Which brings me to the subject of book design. Penguin Classics are presumably made harder to read because it saves paper. A lot of classics are long, they are never out of print, and Penguin always includes a lot of high-quality academic commentary, so I imagine the cumulative savings in production costs are enormous. Also (and now I’m just being cynical) because so many Penguin Classics are compulsory reading at high school and college, I can’t help thinking that design aesthetics is lower down the list of priorities than it usually is.
I’m peculiarly sensitive to design at the moment because DAW has just sent me a pdf of the proof of Braking Day for – wait for it – proofreading. This is a copy of what the inside of the book will look like when it hits the shelves in April. My job is to make sure that what’s in the proof matches what I wrote in the original manuscript. I also get some input into how it looks (awesome, by the way! Apart from changing the dedication font to something less “shouty,” there’s absolutely nothing I would want to change). The format for Braking Day is the standard hardback size of six by nine inches. The font size is such that there are 36 lines on a full page and the whole book (130,000 words) will come in at about 360 pages. A couple of DAW hardbacks I’ve plucked off my bookshelves are broadly similar.

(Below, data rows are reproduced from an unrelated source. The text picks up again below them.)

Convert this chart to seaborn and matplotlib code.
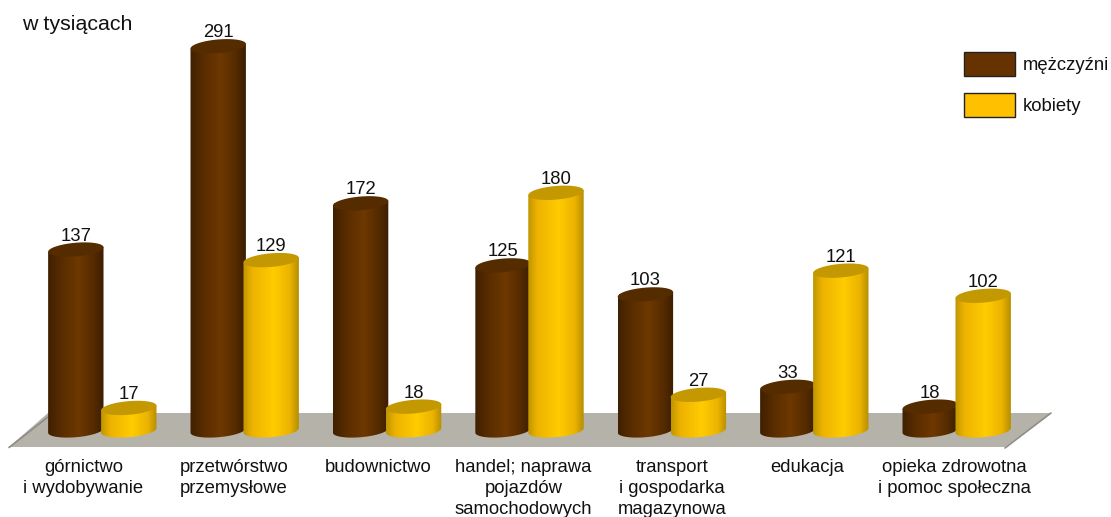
import matplotlib
matplotlib.use("Agg")
import numpy as np
import pandas as pd
import seaborn as sns
import matplotlib.pyplot as plt
from matplotlib.colors import LinearSegmentedColormap
from matplotlib.patches import Polygon
from matplotlib.path import Path
from matplotlib.transforms import IdentityTransform, ScaledTranslation

categories = ["górnictwo\ni wydobywanie", "przetwórstwo\nprzemysłowe", "budownictwo",
              "handel; naprawa\npojazdów\nsamochodowych", "transport\ni gospodarka\nmagazynowa",
              "edukacja", "opieka zdrowotna\ni pomoc społeczna"]
men = [137, 291, 172, 125, 103, 33, 18]
women = [17, 129, 18, 180, 27, 121, 102]
series_names = ["mężczyźni", "kobiety"]
label_shift_px = [-19, -11, -9, -6, 0, -7, -2]

W, H = 1111, 517
sns.set_theme(style="white")
plt.rcParams["font.family"] = ["Liberation Sans", "DejaVu Sans"]
TXT = "#111111"
FS = 13.3

df = pd.DataFrame({
    "kategoria": categories * 2,
    "wartosc": men + women,
    "plec": [series_names[0]] * len(men) + [series_names[1]] * len(women),
})

fig = plt.figure(figsize=(W / 100, H / 100), dpi=100, facecolor="white")
ax = fig.add_axes([0, (H - 452) / H, 1, 452 / H])
ax.patch.set_alpha(0)

palette = {series_names[0]: "#663300", series_names[1]: "#FFC000"}
sns.barplot(data=df, x="kategoria", y="wartosc", hue="plec", hue_order=series_names,
            order=categories, palette=palette, saturation=1, width=0.744, gap=0,
            edgecolor="#222222", linewidth=1, ax=ax, errorbar=None)

Y_ZERO, Y_SCALE, X0, X_STEP = 430.4, 1.32, 102.3, 142.4
xlim = (-X0 / X_STEP, (W - X0) / X_STEP)
ylim = ((Y_ZERO - 452) / Y_SCALE, Y_ZERO / Y_SCALE)
ax.set_xlim(xlim)
ax.set_ylim(ylim)
ax.set_xlabel("")
ax.set_ylabel("")
ax.set_yticks([])
for s in ax.spines.values():
    s.set_visible(False)

# legend
handles, labels = ax.get_legend_handles_labels()
leg = ax.legend(handles, labels, loc="upper left", bbox_to_anchor=(958.5 / W, (452 - 46) / 452),
                frameon=False, fontsize=FS, handlelength=2.76, handleheight=1.62,
                labelspacing=0.93, handletextpad=0.43, borderpad=0.3, borderaxespad=0,
                labelcolor=TXT)

# floor (pixel geometry, y from top)
floor_px = [(9, 447), (1005, 447), (1051, 413), (48, 413)]
ax.add_patch(Polygon([(x, H - y) for x, y in floor_px], closed=True, facecolor="#B5B2AA",
                     edgecolor="none", transform=IdentityTransform(), zorder=0.5, clip_on=False))
ax.plot([9, 48], [H - 447.5, H - 417], color="#8E8C86", lw=1.2, transform=IdentityTransform(),
        zorder=0.6, clip_on=False)
ax.plot([1005, 1051], [H - 448, H - 413], color="#8E8C86", lw=1.2, transform=IdentityTransform(),
        zorder=0.6, clip_on=False)

# cylinders built on top of each seaborn bar
cmaps = [
    LinearSegmentedColormap.from_list("b", [(0, "#3F2000"), (0.25, "#5A2D00"), (0.55, "#6E3800"),
                                            (0.82, "#552B00"), (1, "#3C1E00")]),
    LinearSegmentedColormap.from_list("y", [(0, "#BF9500"), (0.16, "#EDB200"), (0.55, "#FFCC00"),
                                            (0.84, "#ECB300"), (1, "#B58E00")]),
]
top_cols = ["#552B00", "#C49800"]
A, B, TH = 27.8, 6.8, np.deg2rad(5)
grad = np.linspace(0, 1, 128)[None, :]


def ell(cx, cy, t):
    return np.c_[cx + A * np.cos(t) * np.cos(TH) - B * np.sin(t) * np.sin(TH),
                 cy + A * np.cos(t) * np.sin(TH) + B * np.sin(t) * np.cos(TH)]


fig.canvas.draw()
for si, cont in enumerate(ax.containers):
    for bi, p in enumerate(cont.patches):
        p.set_linewidth(0)
        xc = p.get_x() + p.get_width() / 2
        cx, cy_top = ax.transData.transform((xc, p.get_height()))
        _, cy_bot = ax.transData.transform((xc, 0))
        z = 2 + si + bi * 0.01
        p.set_zorder(1)
        body = np.vstack([ell(cx, cy_bot, np.linspace(np.pi, 2 * np.pi, 60)),
                          ell(cx, cy_top, np.array([0.0])),
                          ell(cx, cy_top, np.array([np.pi]))])
        inv = ax.transData.inverted()
        (xl, yl), (xr, yr) = inv.transform([(cx - A, cy_bot - 12), (cx + A, cy_top + 12)])
        im = ax.imshow(grad, cmap=cmaps[si], extent=(xl, xr, yl, yr), aspect="auto",
                       zorder=z, interpolation="bilinear", clip_on=True)
        im.set_clip_path(Path(np.vstack([body, body[0]]), closed=True), transform=IdentityTransform())
        ax.add_patch(Polygon(ell(cx, cy_top, np.linspace(0, 2 * np.pi, 80)), closed=True,
                             facecolor=top_cols[si], edgecolor="none",
                             transform=IdentityTransform(), zorder=z + 0.001, clip_on=False))
    ax.bar_label(cont, labels=[str(int(v)) for v in cont.datavalues], padding=3.6, fontsize=FS,
                 color=TXT, zorder=10)
ax.set_xlim(xlim)
ax.set_ylim(ylim)

# tick labels
ax.set_xticks(range(len(categories)))
ax.set_xticklabels(categories, fontsize=FS, color=TXT, linespacing=1.3)
ax.tick_params(axis="x", length=0, pad=5)
for lab, dx in zip(ax.get_xticklabels(), label_shift_px):
    lab.set_transform(lab.get_transform() + ScaledTranslation(dx / 100, 0, fig.dpi_scale_trans))

fig.text(22 / W, 1 - 25 / H, "w tysiącach", fontsize=15.4, color=TXT, ha="left", va="center")

fig.savefig("out.png", dpi=100)
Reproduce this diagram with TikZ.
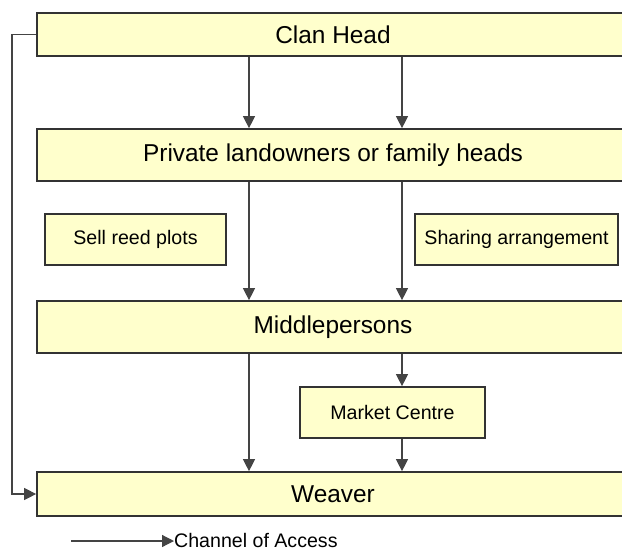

Seven Devils, by Laura Lam and Elizabeth May, has 35 lines to the page and is 456 pages long (it didn’t feel that long when I read it!) which equates to a wordcount of (very roughly) 150-160,000.
Alliance Rising, by C.J. Cherryh and Jane S. Fancher, has 40 lines to the page and is 346 pages long, so the wordcount will be in the 130-140,000 range.
By comparison, The Brothers Karamazov also has 40 lines to the page but those 40 lines are crammed into a paperback format of five inches by seven and three-quarter inches (I don’t even want to do the wordcount). Which looks, predictably, like this.
And if you’re having trouble envisaging the size difference between a DAW hardback versus Penguin Classics, this is what it looks like. It is significant.
All told, design can have a significant effect on how “readable” a book is. Right now, I am grateful that being a classic author is not in my future!